Prior research and anecdotal evidence have shown that humans are susceptible to misinterpretation of many kinds of optical illusions—as are horses, dogs, bearded dragons, cats and nonhuman primates. And as the researchers note, while much research has been dedicated to better understanding why humans are so easily fooled by illusions, very little work has been done to understand the same in animals, particularly investigations into the effects of optical illusions that occur naturally. In this new effort, the researchers conducted experiments to determine if guppies, a type of tropical fish, are susceptible to misinterpreting the same kinds of optical illusions as humans.
In one experiment, the researchers determined that guppies, when given the choice, prefer to swim through larger holes. They placed barriers with two different-sized holes inside fish tanks and observed that the fish did indeed choose to swim through a hole that was slightly larger when given a choice. The next experiment involved placing groups of six fish in tanks with barriers containing equally sized holes that were surrounded by markings that are known to create the illusion that a hole is bigger or smaller. The fish had to swim through a hole to reach the food source.
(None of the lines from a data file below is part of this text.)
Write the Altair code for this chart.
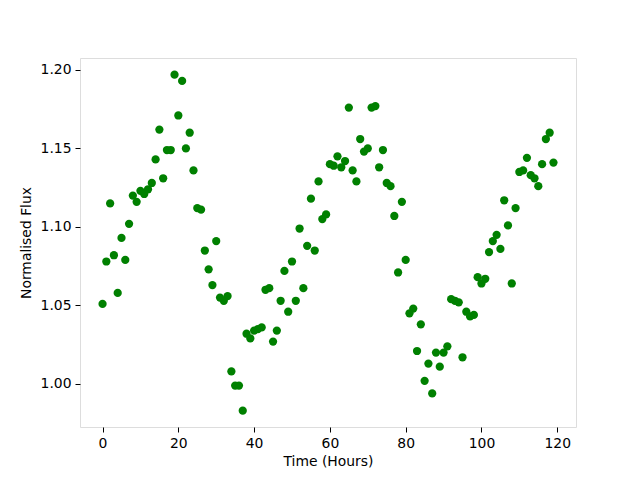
import altair as alt
import pandas as pd

hours = list(range(120))
flux = [
    1.051, 1.078, 1.115, 1.082, 1.058, 1.093, 1.079, 1.102, 1.120, 1.116,
    1.123, 1.121, 1.124, 1.128, 1.143, 1.162, 1.131, 1.149, 1.149, 1.197,
    1.171, 1.193, 1.150, 1.160, 1.136, 1.112, 1.111, 1.085, 1.073, 1.063,
    1.091, 1.055, 1.053, 1.056, 1.008, 0.999, 0.999, 0.983, 1.032, 1.029,
    1.034, 1.035, 1.036, 1.060, 1.061, 1.027, 1.034, 1.053, 1.072, 1.046,
    1.078, 1.053, 1.099, 1.061, 1.088, 1.118, 1.085, 1.129, 1.105, 1.108,
    1.140, 1.139, 1.145, 1.138, 1.142, 1.176, 1.136, 1.129, 1.156, 1.148,
    1.150, 1.176, 1.177, 1.138, 1.149, 1.128, 1.126, 1.107, 1.071, 1.116,
    1.079, 1.045, 1.048, 1.021, 1.038, 1.002, 1.013, 0.994, 1.020, 1.011,
    1.020, 1.024, 1.054, 1.053, 1.052, 1.017, 1.046, 1.043, 1.044, 1.068,
    1.064, 1.067, 1.084, 1.091, 1.095, 1.086, 1.117, 1.101, 1.064, 1.112,
    1.135, 1.136, 1.144, 1.133, 1.131, 1.126, 1.140, 1.156, 1.160, 1.141,
]
x_ticks = [0, 20, 40, 60, 80, 100, 120]
y_ticks = [1.00, 1.05, 1.10, 1.15, 1.20]

df = pd.DataFrame({"t": hours, "flux": flux})

font = "DejaVu Sans"
fs = 13.9

chart = (
    alt.Chart(df)
    .mark_circle(size=68, color="#008000", opacity=1)
    .encode(
        x=alt.X(
            "t:Q",
            scale=alt.Scale(domain=[-5.95, 124.95], nice=False, zero=False),
            axis=alt.Axis(
                values=x_ticks, title="Time (Hours)", format="d",
                grid=False, tickSize=5, labelPadding=4, titlePadding=5,
                domain=False, tickColor="black", labelColor="black",
                labelFont=font, titleFont=font, labelFontSize=fs, titleFontSize=fs,
                titleFontWeight="normal", titleColor="black", labelFlush=False,
            ),
        ),
        y=alt.Y(
            "flux:Q",
            scale=alt.Scale(domain=[0.9726, 1.2076], nice=False, zero=False),
            axis=alt.Axis(
                values=y_ticks, title="Normalised Flux", format=".2f",
                grid=False, tickSize=5, labelPadding=4, titlePadding=7,
                domain=False, tickColor="black", labelColor="black",
                labelFont=font, titleFont=font, labelFontSize=fs, titleFontSize=fs,
                titleFontWeight="normal", titleColor="black", labelFlush=False,
            ),
        ),
    )
    .properties(
        width=496,
        height=369,
        autosize=alt.AutoSizeParams(type="none"),
        padding={"left": 72, "top": 50, "right": 56, "bottom": 45},
    )
    .configure_view(stroke="black", strokeWidth=1.1)
    .configure(background="white")
)

chart.save("out.html", embed_options={"renderer": "svg", "actions": False})
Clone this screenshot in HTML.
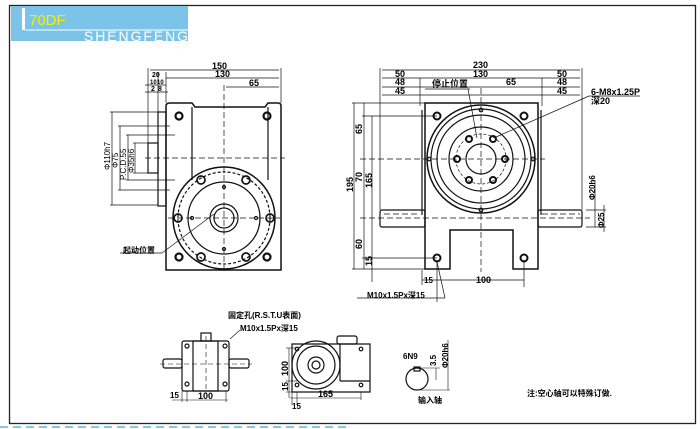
<!DOCTYPE html>
<html><head><meta charset="utf-8"><style>
html,body{margin:0;padding:0;background:#fff;}
svg{display:block;}
text{font-family:"Liberation Sans","Noto Sans CJK SC",sans-serif;fill:#000;font-weight:bold;}
</style></head><body>
<svg width="700" height="429" viewBox="0 0 700 429" xmlns="http://www.w3.org/2000/svg">
<rect x="0" y="0" width="700" height="429" fill="#fff"/>
<rect x="9.5" y="5.5" width="686" height="418" fill="none" stroke="#222" stroke-width="1.3"/>
<line x1="0" y1="427" x2="350" y2="427" stroke="#7fc8ee" stroke-width="2" stroke-dasharray="8,5"/>
<rect x="11" y="6" width="177" height="35" fill="#7cc3ea"/>
<rect x="22" y="8" width="3" height="22" fill="#fff"/>
<line x1="25" y1="30" x2="188" y2="30" stroke="#fff" stroke-width="1"/>
<text x="29" y="25" font-size="15" style="fill:#f5f000;font-weight:normal">70DF</text>
<text x="84" y="41" font-size="14" style="fill:#fff;font-weight:normal" textLength="104">SHENGFENG</text>

<g stroke="#111" fill="none" stroke-width="1.2">
<path d="M166 270 V106 Q166 103 170 103 H192 L195 107 H265 L268 103 H278 Q281 103 281 106 V270 Z" stroke-width="1.5"/>
<line x1="192" y1="107" x2="192" y2="180"/><line x1="268" y1="107" x2="268" y2="180"/>
<rect x="158" y="112" width="8" height="94"/>
<rect x="148" y="143" width="10" height="30"/>
<circle cx="224" cy="218" r="51" stroke-width="1.5"/>
<circle cx="224" cy="218" r="46" stroke-dasharray="3,2"/>
<circle cx="224" cy="218" r="36"/>
<circle cx="224" cy="218" r="14"/>
<circle cx="224" cy="218" r="10"/>
<circle cx="179" cy="116" r="3.5" stroke-width="2.2"/><circle cx="267" cy="116" r="3.5" stroke-width="2.2"/>
<circle cx="179" cy="257" r="3.5" stroke-width="2.2"/><circle cx="267" cy="257" r="3.5" stroke-width="2.2"/>
<g stroke-width="1.7">
<circle cx="201" cy="180" r="4"/><circle cx="246" cy="180" r="4"/>
<circle cx="178" cy="218" r="4"/><circle cx="270" cy="218" r="4"/>
<circle cx="201" cy="257" r="4"/><circle cx="246" cy="257" r="4"/>
</g>
<circle cx="224" cy="187" r="1.5"/><circle cx="224" cy="249" r="1.5"/><circle cx="192" cy="218" r="1.5"/><circle cx="256" cy="218" r="1.5"/>
<g stroke-dasharray="6,3" stroke-width="0.7">
<line x1="224" y1="85" x2="224" y2="272"/><line x1="145" y1="158" x2="285" y2="158"/><line x1="168" y1="218" x2="280" y2="218"/>
</g>
<g stroke-width="0.7">
<line x1="148" y1="68" x2="148" y2="143"/><line x1="281" y1="68" x2="281" y2="103"/>
<line x1="150" y1="70" x2="279" y2="70"/><line x1="166" y1="78" x2="279" y2="78"/><line x1="226" y1="87" x2="279" y2="87"/>
<line x1="158" y1="72" x2="158" y2="112"/><line x1="166" y1="72" x2="166" y2="103"/>
<line x1="145" y1="85" x2="166" y2="85"/><line x1="145" y1="92" x2="168" y2="92"/>
<line x1="110" y1="112" x2="158" y2="112"/><line x1="110" y1="205" x2="158" y2="205"/><line x1="112" y1="112" x2="112" y2="205"/>
<line x1="118" y1="126" x2="170" y2="126"/><line x1="118" y1="190" x2="170" y2="190"/><line x1="120" y1="126" x2="120" y2="190"/>
<line x1="126" y1="135" x2="175" y2="135"/><line x1="126" y1="180" x2="175" y2="180"/><line x1="128" y1="135" x2="128" y2="180"/>
<line x1="133" y1="143" x2="148" y2="143"/><line x1="133" y1="173" x2="148" y2="173"/><line x1="135" y1="143" x2="135" y2="173"/>
<line x1="120" y1="253" x2="162" y2="253"/><line x1="162" y1="253" x2="214" y2="214"/>
</g>
</g>
<g font-size="9">
<text x="212" y="69">150</text><text x="215" y="77">130</text><text x="249" y="86">65</text>
<text x="152" y="77" font-size="7">20</text><text x="150" y="84" font-size="6">10</text><text x="157" y="84" font-size="6">10</text>
<text x="151" y="91" font-size="7">2</text><text x="158" y="91" font-size="7">8</text>
<text x="123" y="253" font-size="8">起动位置</text>
<text transform="translate(110,170) rotate(-90)" font-size="8" style="font-weight:normal">Φ110h7</text>
<text transform="translate(118,168) rotate(-90)" font-size="8" style="font-weight:normal">Φ75</text>
<text transform="translate(126,180) rotate(-90)" font-size="8" style="font-weight:normal">P.C.D.55</text>
<text transform="translate(134,173) rotate(-90)" font-size="8" style="font-weight:normal">Φ35h6</text>
</g>

<g stroke="#111" fill="none" stroke-width="1.2">
<path d="M425 269 V103 H538 V269 H513 V230 H450 V269 Z" stroke-width="1.5"/>
<line x1="422" y1="110" x2="422" y2="215"/><line x1="541" y1="110" x2="541" y2="215"/>
<rect x="380" y="210" width="45" height="17" rx="2"/>
<rect x="538" y="210" width="44" height="17" rx="2"/>
<circle cx="481" cy="159" r="54" stroke-width="1.5"/>
<circle cx="481" cy="159" r="50"/>
<circle cx="481" cy="159" r="44"/>
<circle cx="481" cy="159" r="32"/>
<circle cx="481" cy="159" r="15"/>
<circle cx="481" cy="159" r="25" stroke-dasharray="3,2" stroke-width="0.7"/>
<g stroke-width="2">
<circle cx="469" cy="139" r="3"/><circle cx="493" cy="139" r="3"/>
<circle cx="457" cy="159" r="3"/><circle cx="505" cy="159" r="3"/>
<circle cx="469" cy="180" r="3"/><circle cx="493" cy="180" r="3"/>
<circle cx="437" cy="116" r="3.5"/><circle cx="524" cy="116" r="3.5"/>
<circle cx="437" cy="258" r="3.5"/><circle cx="524" cy="258" r="3.5"/>
</g>
<circle cx="481" cy="110" r="1.8"/><circle cx="481" cy="210" r="1.8"/><circle cx="429" cy="159" r="1.8"/><circle cx="533" cy="159" r="1.8"/>
<g stroke-dasharray="6,3" stroke-width="0.7">
<line x1="481" y1="88" x2="481" y2="272"/><line x1="360" y1="159" x2="545" y2="159"/><line x1="360" y1="218" x2="590" y2="218"/>
<line x1="384" y1="214" x2="420" y2="214"/><line x1="542" y1="214" x2="580" y2="214"/>
</g>
<g stroke-width="0.7">
<line x1="380" y1="68" x2="380" y2="210"/><line x1="582" y1="68" x2="582" y2="210"/>
<line x1="382" y1="70" x2="580" y2="70"/><line x1="382" y1="78" x2="580" y2="78"/><line x1="382" y1="87" x2="580" y2="87"/><line x1="382" y1="95" x2="580" y2="95"/>
<line x1="420" y1="78" x2="420" y2="106"/><line x1="542" y1="78" x2="542" y2="106"/>
<line x1="352" y1="103" x2="425" y2="103"/><line x1="352" y1="269" x2="450" y2="269"/><line x1="354" y1="103" x2="354" y2="269"/>
<line x1="362" y1="116" x2="437" y2="116"/><line x1="364" y1="103" x2="364" y2="269"/>
<line x1="372" y1="116" x2="372" y2="282"/><line x1="362" y1="258" x2="437" y2="258"/>
<line x1="422" y1="270" x2="422" y2="285"/><line x1="437" y1="260" x2="437" y2="302"/><line x1="524" y1="260" x2="524" y2="287"/>
<line x1="422" y1="280" x2="524" y2="280"/>
<line x1="357" y1="298" x2="445" y2="298"/><line x1="445" y1="298" x2="437" y2="262"/>
<line x1="425" y1="89" x2="470" y2="89"/><line x1="468" y1="89" x2="477" y2="138"/>
<line x1="589" y1="96" x2="640" y2="96"/><line x1="589" y1="96" x2="496" y2="137"/>
<line x1="586" y1="210" x2="606" y2="210"/><line x1="586" y1="227" x2="606" y2="227"/><line x1="595" y1="180" x2="595" y2="227"/><line x1="604" y1="205" x2="604" y2="232"/>
</g>
</g>
<g font-size="9">
<text x="473" y="68">230</text><text x="395" y="77">50</text><text x="395" y="85">48</text><text x="395" y="94">45</text>
<text x="473" y="77">130</text><text x="506" y="85">65</text>
<text x="557" y="77">50</text><text x="557" y="85">48</text><text x="557" y="94">45</text>
<text x="432" y="87" font-size="9">停止位置</text>
<text x="591" y="95" font-size="9">6-M8x1.25P</text><text x="591" y="104" font-size="9">深20</text>
<text x="424" y="283" font-size="8">15</text><text x="476" y="283">100</text>
<text x="367" y="298" font-size="8">M10x1.5Px深15</text>
<text transform="translate(353,192) rotate(-90)">195</text>
<text transform="translate(362,134) rotate(-90)">65</text>
<text transform="translate(362,182) rotate(-90)">70</text>
<text transform="translate(372,188) rotate(-90)">165</text>
<text transform="translate(362,249) rotate(-90)">60</text>
<text transform="translate(372,266) rotate(-90)">15</text>
<text transform="translate(595,200) rotate(-90)" font-size="8">Φ20h6</text>
<text transform="translate(604,228) rotate(-90)" font-size="8">Φ25</text>
</g>

<g stroke="#111" fill="none" stroke-width="1.2">
<rect x="182" y="341" width="47" height="50" rx="2"/>
<rect x="193" y="341" width="25" height="50"/>
<rect x="201" y="333" width="10" height="8"/>
<rect x="163" y="359" width="19" height="9" rx="2"/><rect x="229" y="359" width="20" height="9" rx="2"/>
<circle cx="187" cy="346" r="2"/><circle cx="225" cy="346" r="2"/><circle cx="187" cy="384" r="2"/><circle cx="225" cy="384" r="2"/>
<line x1="206" y1="336" x2="206" y2="393" stroke-dasharray="5,3" stroke-width="0.6"/>
<line x1="160" y1="364" x2="252" y2="364" stroke-dasharray="5,3" stroke-width="0.6"/>
<line x1="182" y1="391" x2="182" y2="402" stroke-width="0.6"/><line x1="187" y1="391" x2="187" y2="402" stroke-width="0.6"/><line x1="226" y1="391" x2="226" y2="402" stroke-width="0.6"/>
<line x1="172" y1="400" x2="228" y2="400" stroke-width="0.6"/>
<line x1="230" y1="339" x2="240" y2="330" stroke-width="0.6"/>

<path d="M292 392 V344 H370 V392 Z"/>
<line x1="340" y1="344" x2="340" y2="381"/><line x1="340" y1="381" x2="370" y2="381"/>
<rect x="337" y="336" width="20" height="8" rx="2"/>
<circle cx="316" cy="365" r="24"/><circle cx="316" cy="365" r="19"/><circle cx="316" cy="365" r="8"/><circle cx="316" cy="365" r="4"/>
<circle cx="297" cy="349" r="1.8"/><circle cx="361" cy="349" r="1.8"/><circle cx="297" cy="385" r="1.8"/><circle cx="361" cy="385" r="1.8"/>
<g stroke-width="0.6">
<line x1="286" y1="348" x2="297" y2="348"/><line x1="286" y1="381" x2="297" y2="381"/><line x1="286" y1="392" x2="297" y2="392"/>
<line x1="289" y1="348" x2="289" y2="398"/>
<line x1="292" y1="392" x2="292" y2="405"/><line x1="297" y1="392" x2="297" y2="405"/><line x1="361" y1="392" x2="361" y2="400"/>
<line x1="290" y1="398" x2="361" y2="398"/>
</g>
<circle cx="417" cy="379" r="11"/>
<rect x="414" y="367" width="6" height="4"/>
<g stroke-width="0.6">
<line x1="420" y1="368" x2="440" y2="368"/><line x1="420" y1="390" x2="450" y2="390"/>
<line x1="436" y1="368" x2="436" y2="380"/><line x1="448" y1="340" x2="448" y2="390"/>
</g>
</g>
<g font-size="8">
<text x="228" y="318">固定孔(R.S.T.U表面)</text>
<text x="240" y="331">M10x1.5Px深15</text>
<text x="170" y="398">15</text><text x="198" y="399" font-size="9">100</text>
<text transform="translate(288,376) rotate(-90)" font-size="9">100</text>
<text transform="translate(288,391) rotate(-90)">15</text>
<text x="318" y="397" font-size="9">165</text><text x="292" y="409">15</text>
<text x="403" y="359">6N9</text>
<text transform="translate(436,366) rotate(-90)">3.5</text>
<text transform="translate(448,368) rotate(-90)">Φ20h6</text>
<text x="418" y="403">输入轴</text>
<text x="527" y="396">注:空心轴可以特殊订做.</text>
</g>
</svg>
</body></html>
The researchers found that the fish preferred to swim through the hole that appeared larger in one illusion and preferred the hole that looked smaller in a second illusion.
The researchers suggest that guppies are just as susceptible to confusion when encountering optical illusions as other creatures, though perhaps not in the same ways. They suggest the fish chose what they thought were bigger holes in the first experiment to avoid getting stuck. In the second, they suggested the hole that appeared larger might have resembled the open mouth of a predator, which is why they chose the smaller hole, even though it might have increased their odds of becoming stuck.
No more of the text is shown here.